Des mères dissuadent désormais leurs fils de partir et la surveillance des côtes s`est renforcée.
‘Je ne veux plus partir. Grâce au collectif des femmes’, lâche Sambaye Cissé, assis sous l`auvent d`une cour de Thiaroye-sur-mer, dans la banlieue maritime de Dakar. Ce père de quatre enfants a tenté deux fois la traversée vers l`Europe. Boubou gris, barbe poivre et sel, pêcheur, 46 ans, raconte : ‘J`ai fait une première tentative le 4 mars 2006. Le sixième jour il y a eu une tempête, à hauteur du Sahara marocain. La pirogue commençait à se démembrer. Un bateau de pêche a donné l`alerte.’ Les quelques 80 candidats au rêve européen ont été rapatriés.
Pas découragés, ils sont repartis en août, sur une pirogue artisanale de 22 mètres. Interceptés à leur arrivée sur l`île espagnole Tenerife, ils ont été rapatriés en septembre. ‘Certains ont voulu récidiver, mais entre-temps, le collectif de femmes s`était créé. Grâce à elles, les gens ont pris conscience que la traversée était un danger.’ Sambaye est retourné à ses filets, mais les prix du poisson ne cessent de baisser.
D`autres ont eu moins de chance. Le fils unique de Yayi Bayam Diouf y a laissé sa vie. C`est ce qui a poussé l`énergique commerçante à fonder le Collectif des femmes pour la lutte contre l`émigration clandestine. ‘Je suis allée voir les mères pour les convaincre de ne pas financer le départ de leurs enfants. Au début, on me prenait pour une folle’, raconte-t-elle, majestueuse dans son ample robe bleu azur, le téléphone portable vissé à l`oreille. ‘Les gens disaient que je faisais cela parce que mon fils avait échoué.’ Puis d`autres sont morts. Beaucoup.
‘Alors, la communauté est venue me trouver, on s`est dit qu`il fallait faire quelque chose’. En quelques mois, le village s`était vidé de ses jeunes gens. ‘Il n`y avait même plus assez de jeunes pour organiser un match de foot !’, s`exclame Yayi Bayam. Maintenant, ‘plus personne ne part’, assure la présidente du groupement de femmes. Ces dernières ont multiplié les réunions de sensibilisation et convaincu le chef du village et l`imam. ‘Notre société est très hiérarchisée.

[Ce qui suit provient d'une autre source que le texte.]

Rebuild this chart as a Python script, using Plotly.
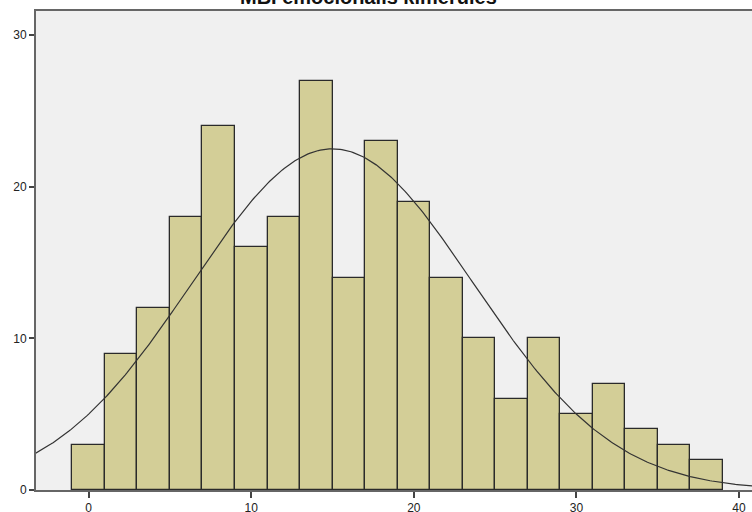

Si les autorités disent de ne pas partir, les gens obéissent.’ Quiconque déroge à la règle se voit mis au ban de la société. Impossible, par exemple, d`acheter quoi que ce soit au marché.
Sensibilisation
L`entreprise est aussi devenue plus difficile. Depuis septembre 2006, le Sénégal fait partie du dispositif de surveillance coordonné par Frontex, l`agence de contrôle des frontières extérieures de l`Union européenne.
L`accord qui le lie à l`Ue, en particulier à l`Espagne, a d`ailleurs été reconduit pour une année, le 22 juin. Les 700 km de côtes sénégalaises sont scrutées par l`armée, la police et la gendarmerie, avec l`appui matériel de l`Italie et de l`Espagne, explique le colonel Alioune Ndiaye, responsable de la communication de la police. ‘L`Europe a compris que si elle nous laissait seuls face à ce problème, rien ne serait résolu’, relève-t-il. Vedettes, avions, hélicoptères, véhicules terrestres, matériel informatique, de communication et de surveillance sont ainsi mis à disposition.
‘Quand on a parlé de vedettes espagnoles, les gens ont cru que les Européens venaient faire la loi chez nous. Il n`en est rien, ce sont des Sénégalais qui patrouillent’, précise M. Ndiaye. Depuis, ‘on enregistre une baisse de 90 % des départs’, constate le colonel. Mais les passeurs inventent de nouvelles ruses. ‘Il y a beaucoup d`argent en jeu’. Des bateaux plus rapides ont ainsi fait leur apparition, remplaçant les pirogues ‘faciles à arrêter’. ‘La lutte se durcit’, observe M. Ndiaye. Et les passeurs ont trouvé d`autres points de départ, comme la Gambie, la Guinée-Bissau ou même l`archipel du Cap-Vert.
Pour Sambaye Cissé, il faut s`attaquer à la cause des départs : ‘Pour que les jeunes aient un avenir chez eux et ne rêvent plus d`exil, l`Europe doit investir ici’.